Jenny’s artwork finds inspiration from expressionism, which embodies the articulation of emotion rather than having focus on external world factors, and symbolism. She tells stories through art, and tries to make those stories genuine reflections of her experiences.
“To me being genuine is key,” Jenny said. “I don’t want to make anything up, I want to express something bigger. I’m always telling a story so in a way it’s a different language without any wording in it.”
Her own drive to create, combined with her outlook to follow her instincts rather than the judgment of others, has earned her great opportunities — most recently, entrance to a summer program at UCLA last summer. The program accepts 60 students a year, and Jenny didn’t expect to get in.
“I was just really intimidated by the description,” Jenny said. “But I went to school there for two weeks, I got to have my art displayed at UCLA’s art museum.”

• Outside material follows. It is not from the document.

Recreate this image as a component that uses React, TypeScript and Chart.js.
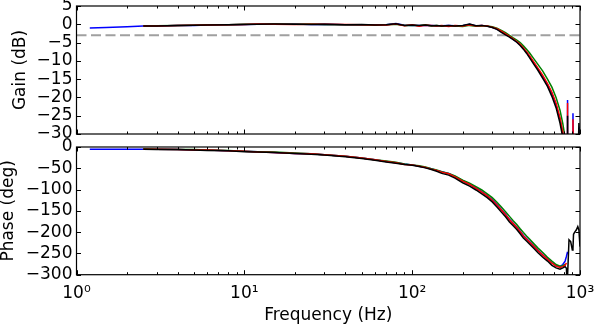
import React, { useEffect, useRef } from 'react';
import { Chart, registerables } from 'chart.js';
Chart.register(...registerables);

// Frequency grid (Hz)
const FREQ = [1.2, 1.5, 2, 2.5, 3, 4, 5, 6, 8, 10,
  12, 15, 20, 25, 30, 40, 50, 60, 70, 80,
  90, 100, 110, 120, 130, 140, 150, 165, 180, 200,
  220, 240, 260, 280, 300, 320, 340, 360, 380, 400,
  420, 440, 460, 480, 500, 530, 560, 600, 640, 680,
  720, 760, 790, 815, 830, 838, 841, 845, 860, 880,
  900, 908, 915, 930, 950, 970, 985, 1000];

// Gain (dB)
const GAIN_BLUE = [-1.0, -0.9, -0.7, -0.5, -0.45, -0.35, -0.3, -0.2, -0.1, -0.05,
  0, 0, 0.05, -0.05, 0, -0.15, -0.1, -0.15, -0.1, 0.2,
  -0.25, -0.3, -0.3, -0.3, -0.3, -0.4, -0.4, -0.35, -0.4, -0.4,
  0, -0.45, -0.3, -0.5, -0.85, -1.3, -2.0, -2.7, -3.4, -4.1,
  -4.8, -5.6, -6.6, -7.6, -8.8, -10.5, -12.1, -14.3, -16.5, -18.9,
  -22.0, -26.0, -30, -35, -40, -40, -20.7, -40, -40, -40,
  -40, -24.3, -40, -40, -40, -40, -40, -28];
const GAIN_GREEN = [null, null, null, -0.45, -0.4, -0.3, -0.25, -0.15, -0.1, 0,
  0, 0.05, 0, 0.05, -0.05, -0.1, -0.1, -0.25, -0.15, 0,
  -0.35, -0.25, -0.4, -0.15, -0.45, -0.35, -0.55, -0.4, -0.5, -0.6,
  -0.3, -0.55, -0.45, -0.5, -0.7, -1.1, -1.7, -2.3, -3.0, -3.7,
  -4.3, -5.0, -5.9, -6.8, -7.8, -9.4, -10.9, -12.8, -15.0, -17.2,
  -20.0, -23.5, -27.2, -31, -34, -40, -40, -40, -40, -40,
  -40, -40, -40, -40, -40, -40, -40, -40];
const GAIN_RED = [null, null, null, -0.5, -0.45, -0.35, -0.25, -0.2, -0.1, -0.05,
  0.05, 0, -0.05, 0, 0, -0.05, -0.15, -0.2, -0.2, 0.05,
  -0.4, -0.1, -0.5, -0.25, -0.35, -0.45, -0.35, -0.6, -0.35, -0.5,
  -0.1, -0.5, -0.35, -0.5, -0.8, -1.2, -1.9, -2.6, -3.3, -4.0,
  -4.7, -5.5, -6.5, -7.5, -8.6, -10.3, -11.9, -14.0, -16.2, -18.6,
  -21.6, -25.6, -29.5, -34, -40, -40, -21.5, -40, -40, -40,
  -40, -26, -40, -40, -40, -40, -40, -40];
const GAIN_BLACK = [null, null, null, -0.5, -0.45, -0.35, -0.25, -0.2, -0.1, -0.05,
  0, 0.05, 0, -0.05, 0, -0.1, -0.05, -0.2, -0.1, 0.15,
  -0.3, -0.2, -0.35, -0.2, -0.4, -0.3, -0.5, -0.3, -0.45, -0.35,
  0.05, -0.4, -0.3, -0.55, -0.9, -1.4, -2.2, -2.9, -3.5, -4.2,
  -4.9, -5.8, -6.8, -7.9, -9.1, -10.9, -12.5, -14.8, -17.0, -19.7,
  -22.8, -27.0, -31, -36, -40, -40, -25, -40, -40, -40,
  -40, -40, -40, -40, -40, -40, -27, -40];
const CUTOFF_DB = -3;

// Phase (deg)
const PHASE_BLUE = [-5, -5, -5, -5, -5, -6, -7, -7, -9, -10,
  -11, -13, -15, -16, -18, -22, -26, -30, -34, -37,
  -40, -42, -45, -48, -51, -55, -58, -62, -69, -79,
  -87, -96, -105, -114, -124, -135, -147, -158, -170, -179,
  -188, -198, -208, -215, -222, -232, -242, -253, -263, -272,
  -279, -281, -276, -268, -257, -250, -246, null, null, null,
  null, null, null, null, null, null, null, null];
const PHASE_GREEN = [null, null, null, -4, -5, -6, -6, -7, -8, -10,
  -11, -12, -14, -16, -18, -22, -26, -30, -33, -36,
  -40, -42, -44, -47, -51, -54, -58, -62, -68, -78,
  -85, -93, -101, -110, -119, -130, -141, -152, -163, -173,
  -182, -192, -201, -209, -216, -227, -237, -248, -259, -268,
  -276, -280, -279, -276, null, null, null, null, null, null,
  null, null, null, null, null, null, null, null];
const PHASE_RED = [null, null, null, -5, -5, -6, -7, -7, -9, -10,
  -12, -13, -15, -16, -18, -22, -26, -30, -34, -37,
  -41, -42, -45, -48, -52, -55, -59, -63, -70, -80,
  -88, -97, -106, -115, -125, -136, -148, -159, -171, -180,
  -189, -199, -209, -216, -223, -233, -243, -254, -264, -273,
  -280, -283, -281, -278, -272, null, null, null, null, null,
  null, null, null, null, null, null, null, null];
const PHASE_BLACK = [null, null, null, -5, -6, -6, -7, -8, -9, -11,
  -12, -13, -15, -17, -19, -23, -27, -31, -35, -38,
  -41, -43, -46, -49, -53, -57, -62, -66, -73, -84,
  -92, -101, -110, -119, -129, -141, -153, -164, -176, -185,
  -194, -204, -214, -221, -228, -238, -248, -259, -268, -278,
  -284, -287, -284, -281, -285, -330, -330, -330, -218, -222,
  -242, -238, -205, -200, -195, -187, -195, -234];

const X_TICK_VALUES = [1, 10, 100, 1000];
const X_TICK_LABELS = ['10\u2070', '10\u00b9', '10\u00b2', '10\u00b3'];
const GAIN_RANGE = [-30, 5];
const GAIN_STEP = 5;
const PHASE_RANGE = [-300, 0];
const PHASE_STEP = 50;

const FONT = 'DejaVu Sans';
const minus = (v: any) => String(v).replace('-', '\u2212');

const pts = (arr: (number | null)[]) => FREQ.map((f, i) => ({ x: f, y: arr[i] }));

const framePlugin = {
  id: 'frame',
  afterDatasetsDraw(chart: any) {
    const { ctx, chartArea } = chart;
    const { left, right, top, bottom } = chartArea;
    const xs = chart.scales.x;
    const ys = chart.scales.y;
    ctx.save();
    ctx.strokeStyle = '#000';
    ctx.lineWidth = 1;
    ctx.beginPath();
    const major = 4.5, minor = 2.5;
    for (let d = 1; d <= 1000; d *= 10) {
      for (let m = 1; m <= 9; m++) {
        const v = d * m;
        if (v > 1000) break;
        const px = Math.round(xs.getPixelForValue(v)) + 0.5;
        const len = m === 1 ? major : minor;
        ctx.moveTo(px, bottom); ctx.lineTo(px, bottom - len);
        ctx.moveTo(px, top); ctx.lineTo(px, top + len);
      }
    }
    for (const t of ys.ticks) {
      const py = Math.round(ys.getPixelForValue(t.value)) + 0.5;
      ctx.moveTo(left, py); ctx.lineTo(left + major, py);
      ctx.moveTo(right, py); ctx.lineTo(right - major, py);
    }
    ctx.stroke();
    ctx.lineWidth = 1.2;
    ctx.strokeRect(left, top, right - left, bottom - top);
    ctx.restore();
  },
};

const line = (data: any, color: string) => ({
  data,
  borderColor: color,
  backgroundColor: color,
  borderWidth: 1.5,
  pointRadius: 0,
  fill: false,
  tension: 0,
  spanGaps: false,
});

export default function App() {
  const topRef = useRef<HTMLCanvasElement>(null);
  const botRef = useRef<HTMLCanvasElement>(null);

  useEffect(() => {
    Chart.defaults.font.family = FONT;
    Chart.defaults.color = '#000';
    const tickFont = { family: FONT, size: 17 };
    const titleFont = { family: FONT, size: 17, lineHeight: 1 };

    const top = new Chart(topRef.current!, {
      type: 'line',
      data: {
        datasets: [
          line(pts(GAIN_BLACK), '#000000'),
          line(pts(GAIN_RED), '#ff0000'),
          line(pts(GAIN_GREEN), '#008000'),
          line(pts(GAIN_BLUE), '#0000ff'),
          {
            data: [{ x: 1, y: CUTOFF_DB }, { x: 1000, y: CUTOFF_DB }],
            borderColor: '#a0a0a0',
            borderWidth: 2,
            borderDash: [10, 4.5],
            pointRadius: 0,
          },
        ] as any,
      },
      options: {
        animation: false,
        responsive: false,
        devicePixelRatio: 1,
        layout: { padding: { left: 0, right: 18, top: 6, bottom: 12 } },
        plugins: { legend: { display: false }, tooltip: { enabled: false } },
        scales: {
          x: { type: 'logarithmic', min: 1, max: 1000, display: false },
          y: {
            min: GAIN_RANGE[0], max: GAIN_RANGE[1],
            ticks: { stepSize: GAIN_STEP, autoSkip: false, font: tickFont, color: '#000', padding: 4, callback: minus },
            grid: { display: false, drawTicks: false },
            border: { display: false },
            title: { display: true, text: 'Gain (dB)', font: titleFont, color: '#000', padding: { top: 12, bottom: 0 } },
            afterFit: (s: any) => { s.width = 76.5; s.paddingTop = 0; s.paddingBottom = 0; },
          },
        },
      } as any,
      plugins: [framePlugin],
    });

    const bot = new Chart(botRef.current!, {
      type: 'line',
      data: {
        datasets: [
          line(pts(PHASE_BLACK), '#000000'),
          line(pts(PHASE_RED), '#ff0000'),
          line(pts(PHASE_GREEN), '#008000'),
          line(pts(PHASE_BLUE), '#0000ff'),
        ] as any,
      },
      options: {
        animation: false,
        responsive: false,
        devicePixelRatio: 1,
        layout: { padding: { left: 0, right: 18, top: 13, bottom: 0 } },
        plugins: { legend: { display: false }, tooltip: { enabled: false } },
        scales: {
          x: {
            type: 'logarithmic', min: 1, max: 1000,
            afterBuildTicks: (s: any) => { s.ticks = X_TICK_VALUES.map((v) => ({ value: v })); },
            ticks: {
              autoSkip: false, maxRotation: 0, minRotation: 0, font: tickFont, color: '#000', padding: 9,
              callback: (v: any) => X_TICK_LABELS[X_TICK_VALUES.indexOf(Number(v))] ?? '',
            },
            grid: { display: false, drawTicks: false },
            border: { display: false },
            title: { display: true, text: 'Frequency (Hz)', font: titleFont, color: '#000', padding: { top: 0, bottom: 2 } },
            afterFit: (s: any) => { s.height = 51.3; s.paddingLeft = 0; s.paddingRight = 0; },
          },
          y: {
            min: PHASE_RANGE[0], max: PHASE_RANGE[1],
            ticks: { stepSize: PHASE_STEP, autoSkip: false, font: tickFont, color: '#000', padding: 4, callback: minus },
            grid: { display: false, drawTicks: false },
            border: { display: false },
            title: { display: true, text: 'Phase (deg)', font: titleFont, color: '#000', padding: { top: 0.5, bottom: 0 } },
            afterFit: (s: any) => { s.width = 76.5; s.paddingTop = 0; s.paddingBottom = 0; },
          },
        },
      } as any,
      plugins: [framePlugin],
    });

    return () => { top.destroy(); bot.destroy(); };
  }, []);

  return (
    <div style={{ position: 'absolute', left: 0, top: 0, width: 598, height: 326, background: '#fff' }}>
      <canvas ref={topRef} width={598} height={146}
        style={{ position: 'absolute', left: 0, top: 0, width: 598, height: 146, display: 'block' }} />
      <canvas ref={botRef} width={598} height={192}
        style={{ position: 'absolute', left: 0, top: 134, width: 598, height: 192, display: 'block' }} />
    </div>
  );
}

Jenny follows her own instincts and isn’t held back by the fear of judgment, and for her, it’s resulted in creative success. The contrast between her art and her peers’, Jenny says, lies in her experiences as a first-generation student.
“I see kids who are spoiled, and I see their art pieces, and there’s no inspiration at all,” Jenny said. “When you’re first generation, there’s that pressure that influences and gives you a lot of perspectives… In a way it’s a catalyst.”